Friday 24 January 2014

I've always felt I might be ahead of the wave and as if any more proof were needed, here is my purple cast which I 'wore' over christmas and New Year.I believe it beautifully brings out the bruises making their way down my toes rather nicely don't you think?

It's been drawn to my attention that Radiant orchid is The Colour of the Year according to pantone
post today is short and to the point. Unlike the six weeks of cast over christmas. 
The following view was joyous!
ok, so my goth party cast and radiant orchid are quite different colours but out of what was on offer at the fracture clinic (red, blue, black, white, yellow, green, orange) I came as close to radiant orchid as possible.

Purple has also been designated as the colour of disability according to the BBC's reporting of the trendsetters and marketeers. Noone's sure but perhaps it relates to disabled US veteran's puple hearts, the colour of royalty, the official colour of  the "Non-partisan UK-based Disability campaign. Advocacy group Broken of BritainAs a group in society we represent enough disposable income to be worth chasing, like the grey and pink pounds, apparently. 
Not sure if we'd all agree with that but I still managed to survive the angle grinder they use to cut through the cast without picking up further disability!
I naively hoped once the cumbersome cast was gone I'd be feeling, in comparison to how i was before the fall so incredibly, gloriously mobile.
How wrong I was but it seems nothing comes to anyone effort free.
Bring on the knitted wheelchair warmers, I say!

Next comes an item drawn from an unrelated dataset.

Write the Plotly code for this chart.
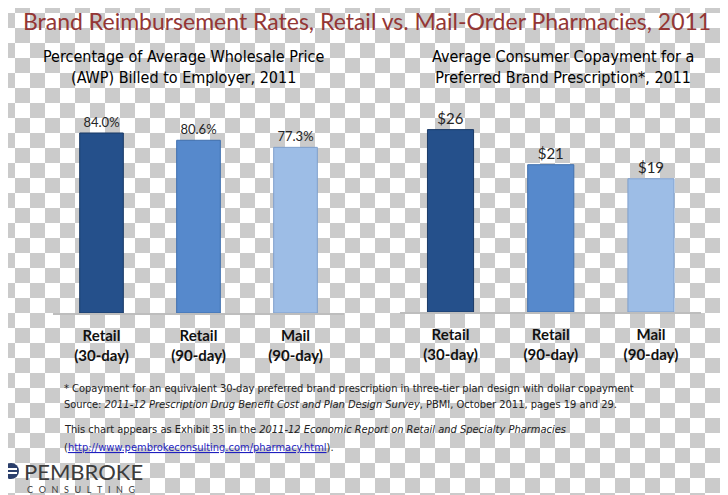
import plotly.graph_objects as go

# ---------------- data ----------------
categories = ["Retail<br>(30-day)", "Retail<br>(90-day)", "Mail<br>(90-day)"]
awp_pct = [84.0, 80.6, 77.3]
copay_usd = [26, 21, 19]
bar_colors = ["#25508b", "#5689cc", "#9dbde6"]
bar_edges = ["#1a3a66", "#3f6fae", "#7f9fcc"]

title_text = "Brand Reimbursement Rates, Retail vs. Mail-Order Pharmacies, 2011"
left_sub = "Percentage of Average Wholesale Price<br>(AWP) Billed to Employer, 2011"
right_sub = "Average Consumer Copayment for a<br>Preferred Brand Prescription*, 2011"

# page layout (the html body has an 8px margin, so the figure starts at screen (8, 8))
OFF = 8
SW, SH = 728, 495
W, H = SW - OFF, SH - OFF
CELL = 15
Y_OFF = 12.7

FONT = "Lato, 'Open Sans', sans-serif"
NARROW = "'Liberation Sans Narrow', 'DejaVu Sans Condensed', sans-serif"


def xf(sx):
    return (sx - OFF) / W


def yf(sy):
    return 1 - (sy - OFF) / H


fig = go.Figure()

# checkerboard background (transparency pattern), in screen pixel coordinates
nx = SW // CELL + 2
ny = SH // CELL + 3
xs = [CELL * i + CELL / 2 for i in range(nx)]
ys = [Y_OFF + CELL * j + CELL / 2 for j in range(-1, ny - 1)]
z = [[1 if (i + j) % 2 == 0 else 0 for i in range(nx)] for j in range(-1, ny - 1)]
fig.add_trace(go.Heatmap(x=xs, y=ys, z=z, colorscale=[[0, "#ffffff"], [1, "#cbcbcb"]],
                         showscale=False, hoverinfo="skip", xaxis="x", yaxis="y", zmin=0, zmax=1))

fig.add_trace(go.Bar(x=categories, y=awp_pct, xaxis="x2", yaxis="y2", width=0.45,
                     marker=dict(color=bar_colors, line=dict(color=bar_edges, width=1)),
                     text=[f"{v:.1f}%" for v in awp_pct], textposition="outside",
                     textfont=dict(family=FONT, size=13, color="#262626"),
                     cliponaxis=False, showlegend=False))
fig.add_trace(go.Bar(x=categories, y=copay_usd, xaxis="x3", yaxis="y3", width=0.46,
                     marker=dict(color=bar_colors, line=dict(color=bar_edges, width=1)),
                     text=[f"${v}" for v in copay_usd], textposition="outside",
                     textfont=dict(family=FONT, size=15, color="#262626"),
                     cliponaxis=False, showlegend=False))

tick_common = dict(showline=True, linecolor="#bdbdbd", linewidth=2, ticks="",
                   tickfont=dict(family=FONT, size=15, color="#111111", weight="bold"),
                   ticklabelstandoff=8,
                   range=[-0.5, 2.5], showgrid=False, zeroline=False, fixedrange=True)

fig.update_layout(
    width=W, height=H, margin=dict(l=0, r=0, t=0, b=0),
    paper_bgcolor="white", plot_bgcolor="rgba(0,0,0,0)",
    xaxis=dict(domain=[0, 1], range=[OFF, SW], visible=False, fixedrange=True),
    yaxis=dict(domain=[0, 1], range=[SH, OFF], visible=False, fixedrange=True),
    xaxis2=dict(domain=[xf(53), xf(344)], anchor="y2", **tick_common),
    yaxis2=dict(domain=[yf(313), yf(113)], range=[0, 200 / 2.143], visible=False, anchor="x2"),
    xaxis3=dict(domain=[xf(400.4), xf(701.1)], anchor="y3", **tick_common),
    yaxis3=dict(domain=[yf(312), yf(112)], range=[0, 200 / 7.015], visible=False, anchor="x3"),
    bargap=0.5,
)

annots = [
    dict(text=title_text, x=xf(367), y=yf(21), font=dict(family=FONT, size=23, color="#943634")),
    dict(text=left_sub, x=xf(183), y=yf(67.5), font=dict(family=NARROW, size=16, color="#000000")),
    dict(text=right_sub, x=xf(563), y=yf(67.5), font=dict(family=NARROW, size=16, color="#000000")),
]
for a in annots:
    a.update(xref="paper", yref="paper", showarrow=False, xanchor="center", yanchor="middle")
    fig.add_annotation(**a)

foot = [
    ("* Copayment for an equivalent 30-day preferred brand prescription in three-tier plan design with dollar copayment", 388),
    ("Source: <i>2011-12 Prescription Drug Benefit Cost and Plan Design Survey</i>, PBMI, October 2011, pages 19 and 29.", 404),
    ("This chart appears as Exhibit 35 in the <i>2011-12 Economic Report on Retail and Specialty Pharmacies</i>", 429),
    ("(<span style='color:#1f1fbf'><u>http://www.pembrokeconsulting.com/pharmacy.html</u></span>).", 447),
]
for t, y in foot:
    fig.add_annotation(text=t, x=xf(62), y=yf(y), xref="paper", yref="paper", showarrow=False,
                       xanchor="left", yanchor="middle",
                       font=dict(family=NARROW, size=11, color="#222222"))

# logo
fig.add_annotation(text="PEMBROKE", x=xf(22), y=yf(471), xref="paper", yref="paper", showarrow=False,
                   xanchor="left", yanchor="middle", font=dict(family=FONT, size=22, color="#3c3c3c"))
fig.add_annotation(text="\u2002\u2009".join("CONSULTING"), x=xf(25), y=yf(489), xref="paper", yref="paper",
                   showarrow=False, xanchor="left", yanchor="middle",
                   font=dict(family=FONT, size=9, color="#3c3c3c"))
fig.add_shape(type="circle", xref="x", yref="y", x0=3, x1=19, y0=463, y1=479,
              fillcolor="#2b3f6c", line=dict(width=0))
fig.add_shape(type="line", xref="x", yref="y", x0=5, x1=17, y0=469, y1=469, line=dict(color="white", width=2))
fig.add_shape(type="line", xref="x", yref="y", x0=5, x1=17, y0=473, y1=473, line=dict(color="white", width=2))

fig.write_html("out.html")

The UK MS Society went purple a few years ago from orange; almost a 180degree change on the colour wheel... My mistake, they appear still to be orange but the free cloth shopping bag given out at the event in 2012 is purple. 
I've been doing a number of things with/for them over the past year some of which i think I've blogged about before I would provide the links but it's a Friday evening, I've just had a glass of wine, I'm listening to the Now Show on BBC radio4 and have some photos to process for a business mentor's website. I'll put the link in a later post when my photos are included.
I also need to return a call to a lady in the process of drawing up a study or trial into an MS treatment. I really do need to read up on what they're after






Tuesday 7 January 2014

a multitude of high stakes... it would seem





This article highlights some of the vested interests in ms healthcare. All the hot and fetid air that gets blown over people with ms who, you could argue, are the ones with most at stake in finding answers concerning their condition are only interested in keeping themselves as able as possible and yet have to watch grown adults squabble and name call.
I think it goes some way to explaining our (I and my fellow colleagues in disease) years' long righteous ire.
The last paragraph is worth reading I, with a vested interest found it a long article but worth sticking with.


All I can be sure of is what has happened more than once, to me. My (or our?) reporting of our own human experience is, it pains me to admit, sometimes not all that reliable. see Nagel question what it's like to be a bat.
HDensityOT (hyperbaric oxygen therapy) which results in all the tissues of the body being saturated with oxygen makes the slowly deteriorating vision in my right eye (started 12 years ago) a little better whilst breathing at pressure. This would lead me to believe that if I were to take oxygen more regularly I might get more permanent improvements.
A side effect of this saturation is better communication with my bladder and a general lightening of the world. Think of the difference between going out under a leaden, grey, glowering dome and skipping out into a cloudless, clear skied day. Trying to measure that difference has proved pretty tricky but our own wellbeing is one of if not the most important things in our world and is unfortunately sorely overlooked in this sixty year old healthcare system that was developed while we still had rationing... times have changed and chronic conditions now abound. Our health service free at the point of need and envy of the rosy bespectacled world needs to change.
We're living longer but there seems very little debate about the quality of that life. Harold Shipman perhaps took it too far but it could be argued that family GPs up until the entry of the pharmaceutical companies and their desire to grow market share had a handle on their flock and couldn't/wouldn't waste thousands on elderly parishioners when there were handfuls of babies and oyounger members of the comunity that could do with a fair crack o' the whip and perhaps some extra attention.

Whilst the bitch slapping mentioned above goes on for humans, in race horses where there is obvious money to be made or lost this vet article mentions the ill effects on 'sport horses' of jugular vein occlusion. No question of whether the condition exists.

I'm not quite sure where this link came from  (these blog posts don't follow a straight path from conception to completion) but it sort of neatly illustrates how someone with an ill defined incurable condition needs to read lots of stuff and try lots of stuff to find a way through their own predicament. Holistic rules: believe in yourself and question EVERYTHING else and begin to enjoy the process of de-stupidification!
All healthcare professionals have different priorities to us. After all, they can close the door on our condition at the end of the working day.